卒業生に贈る~春風と秋霜
二つ目に贈りたい言葉は『春風を以って人に接し、秋霜を以って自ら慎む』です。
これは江戸時代末期の儒学者であり、朱子学や陽明学の大家である佐藤一斎の言葉ですが、〝春の風のように暖かい心で他人に接し、秋の霜のように厳しい気持ちで自らを律する〟という意味です。
しかし、最近の風潮を見ると、残念なことに、〝人に厳しく自分に甘いというケースがあまりにも目に付きます。権利は主張するが、義務は果たさない。何とか自分だけが楽をすることを考える。相手の迷惑を考えず、人を騙してでもお金儲けをしたい。相手の立場に立って考え行動しない。〟といったことです。

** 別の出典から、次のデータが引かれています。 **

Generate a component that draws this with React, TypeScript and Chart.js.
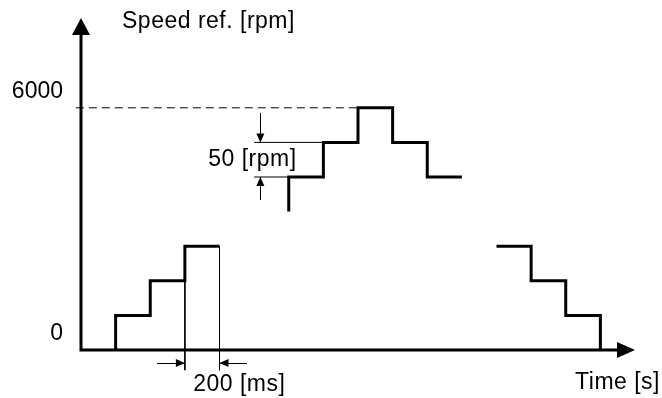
import React, { useEffect, useRef } from "react";
import { Chart, registerables } from "chart.js";

Chart.register(...registerables);

// Speed reference steps (time in ms, speed in rpm)
const riseTime = [200, 400, 600, 800];
const riseSpeed = [0, 857, 1714, 2571];
const peakTime = [1200, 1400, 1600, 1800, 2000, 2200];
const peakSpeed = [3429, 4286, 5143, 6000, 5143, 4286];
const fallTime = [2400, 2600, 2800, 3000];
const fallSpeed = [2571, 1714, 857, 0];

// Reference / dimension lines
const maxLineTime = [-30, 1600];
const maxLineSpeed = [6000, 6000];
const stepWidthTimes = [600, 800];
const stepWidthTop = 2571;
const stepWidthBottom = -500;
const stepHeightSpeeds = [5143, 4286];
const stepHeightEnds = [1400, 1200];
const stepHeightStart = 1000;

// Dimension arrows [fromX, fromY, toX, toY]
const widthArrows = [
  [440, -320, 600, -320],
  [960, -320, 800, -320],
];
const heightArrows = [
  [1036, 5880, 1036, 5143],
  [1036, 3720, 1036, 4286],
];

const yTickValues = [0, 6000];
const yTitle = "Speed ref. [rpm]";
const xTitle = "Time [s]";
const stepHeightLabel = "50 [rpm]";
const stepHeightLabelPos = [990, 4706];
const stepWidthLabel = "200 [ms]";
const stepWidthLabelPos = [914, -870];

const FAMILY = '"Liberation Sans", Arial, sans-serif';
const FONT = "23px " + FAMILY;

const pts = (xs: number[], ys: number[]) => xs.map((x, i) => ({ x, y: ys[i] }));

function head(ctx: CanvasRenderingContext2D, x1: number, y1: number, x2: number, y2: number, len: number, half: number) {
  const a = Math.atan2(y2 - y1, x2 - x1);
  ctx.beginPath();
  ctx.moveTo(x2, y2);
  ctx.lineTo(x2 - len * Math.cos(a) + half * Math.sin(a), y2 - len * Math.sin(a) - half * Math.cos(a));
  ctx.lineTo(x2 - len * Math.cos(a) - half * Math.sin(a), y2 - len * Math.sin(a) + half * Math.cos(a));
  ctx.closePath();
  ctx.fill();
}

const decorPlugin = {
  id: "decor",
  afterDatasetsDraw(chart: any) {
    const { ctx, chartArea: ca, scales } = chart;
    const xs = scales.x;
    const ys = scales.y;
    ctx.save();
    ctx.fillStyle = "#000";
    ctx.strokeStyle = "#000";

    // axes
    const ox = xs.getPixelForValue(0);
    const oy = ys.getPixelForValue(0);
    ctx.lineWidth = 3;
    ctx.beginPath();
    ctx.moveTo(ox, oy + 1.5);
    ctx.lineTo(ox, ca.top + 14);
    ctx.moveTo(ox - 1.5, oy);
    ctx.lineTo(ca.right - 14, oy);
    ctx.stroke();
    head(ctx, ox, oy, ox, ca.top, 17, 9);
    head(ctx, ox, oy, ca.right, oy, 18, 8);

    // dimension arrows
    ctx.lineWidth = 1;
    [...widthArrows, ...heightArrows].forEach(([a, b, c, d]) => {
      const x1 = xs.getPixelForValue(a);
      const y1 = ys.getPixelForValue(b);
      const x2 = xs.getPixelForValue(c);
      const y2 = ys.getPixelForValue(d);
      const vx = x1 === x2 ? 0.5 : 0;
      const vy = y1 === y2 ? 0.5 : 0;
      ctx.beginPath();
      ctx.moveTo(Math.round(x1) + vx, Math.round(y1) + vy);
      ctx.lineTo(Math.round(x2) + vx, Math.round(y2) + vy);
      ctx.stroke();
      head(ctx, x1, y1, x2, y2, 9, 4);
    });

    // texts
    ctx.font = FONT;
    (ctx as any).letterSpacing = "0.5px";
    ctx.textBaseline = "middle";
    ctx.textAlign = "left";
    ctx.fillText(yTitle, ca.left + 41, ca.top + 4);
    ctx.textAlign = "right";
    ctx.fillText(xTitle, ca.right + 25, ca.bottom + 33);
    ctx.textAlign = "center";
    ctx.fillText(stepHeightLabel, xs.getPixelForValue(stepHeightLabelPos[0]), ys.getPixelForValue(stepHeightLabelPos[1]));
    ctx.fillText(stepWidthLabel, xs.getPixelForValue(stepWidthLabelPos[0]), ys.getPixelForValue(stepWidthLabelPos[1]));
    (ctx as any).letterSpacing = "0px";
    ctx.restore();
  },
};

export default function App() {
  const ref = useRef<HTMLCanvasElement>(null);
  useEffect(() => {
    const thick = { borderColor: "#000", borderWidth: 3, pointRadius: 0, showLine: true, fill: false, clip: false as any };
    const thin = { borderColor: "#000", borderWidth: 1, pointRadius: 0, showLine: true, fill: false, clip: false as any };
    const chart = new Chart(ref.current!, {
      type: "scatter",
      data: {
        datasets: [
          { ...thick, data: pts(riseTime, riseSpeed), stepped: "after" },
          { ...thick, data: pts(peakTime, peakSpeed), stepped: "after" },
          { ...thick, data: pts(fallTime, fallSpeed), stepped: "before" },
          { ...thin, data: pts(maxLineTime, maxLineSpeed), borderDash: [8, 5] },
          ...stepWidthTimes.map((t) => ({ ...thin, data: [{ x: t, y: stepWidthTop }, { x: t, y: stepWidthBottom }] })),
          ...stepHeightSpeeds.map((s, i) => ({ ...thin, data: [{ x: stepHeightStart, y: s }, { x: stepHeightEnds[i], y: s }] })),
        ] as any,
      },
      options: {
        animation: false,
        responsive: false,
        layout: { padding: { top: 18, right: 27, bottom: 48, left: 0 } },
        plugins: { legend: { display: false }, tooltip: { enabled: false } },
        scales: {
          x: { type: "linear", min: 0, max: 3200, display: false },
          y: {
            type: "linear",
            min: 0,
            max: 8225,
            grid: { display: false, drawTicks: false },
            border: { display: false },
            afterBuildTicks: (s: any) => {
              s.ticks = yTickValues.map((v) => ({ value: v }));
            },
            afterFit: (s: any) => {
              s.width = 81;
              s.paddingTop = 0;
              s.paddingBottom = 0;
            },
            ticks: {
              padding: 18,
              labelOffset: -16,
              color: "#000",
              font: { family: FAMILY, size: 23 },
              callback: (v: any) => String(v),
            },
          },
        },
      },
      plugins: [decorPlugin],
    });
    return () => chart.destroy();
  }, []);
  return (
    <div style={{ position: "fixed", left: 0, top: 0, width: 662, height: 398, background: "#fff" }}>
      <canvas ref={ref} width={662} height={398} style={{ display: "block" }} />
    </div>
  );
}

こういう姿勢では、たとえ一時的にはうまくいったとしても、多くの人の協力を得られないのは当然です。私もこれまで、社会で活躍している人を何人も見てきましたが、自分を厳しく律している人は他人には春風の態度で接しておられたように感じました。是非、この言葉を胸に刻み込んでいただきたいと思います。

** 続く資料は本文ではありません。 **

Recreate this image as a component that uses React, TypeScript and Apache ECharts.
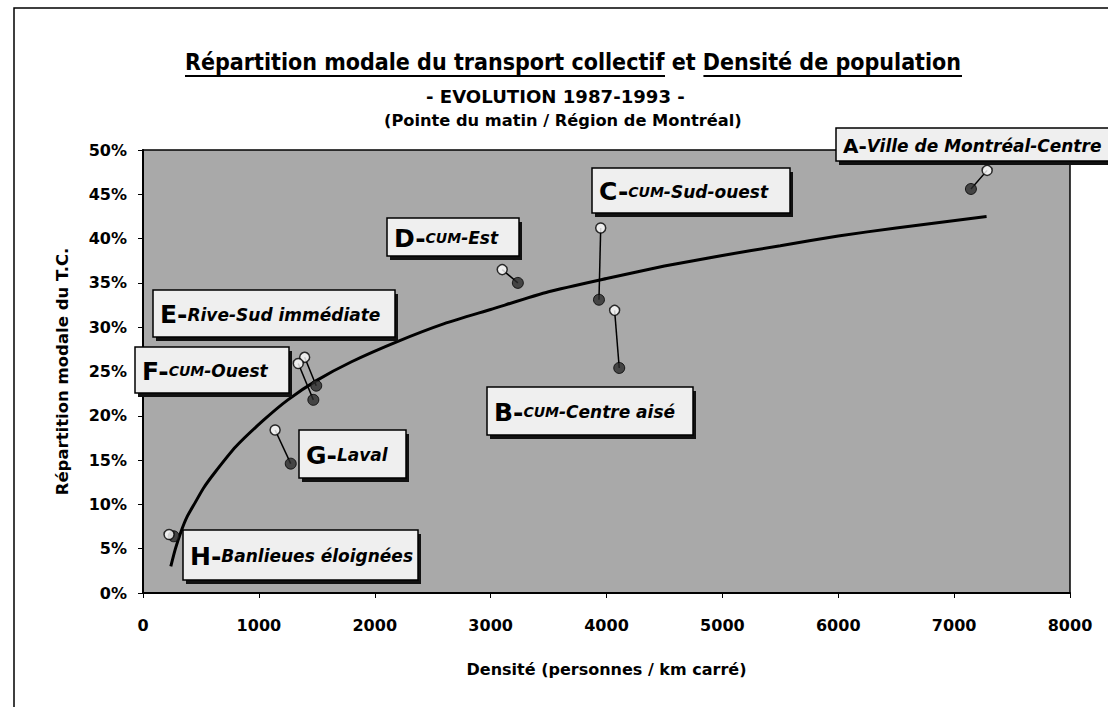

佐藤一斎は「言志録」「言志後録」「言志晩録」「言志耋(てつ)録」の全四巻の中で、1133条に及ぶ修養処世の心得を述べています。この門下生として学び、あるいは語録によって影響を受けた人々の中には、佐久間象山、勝海舟、坂本龍馬、吉田松陰、木戸孝允、伊藤博文、山形有朋、西郷南州等明治の先駆者がいます。明治以降の人間としてあるべき道の教えは、この語録に負うところが多いと言えます。
機会があれば、これらを紐解いて見てください。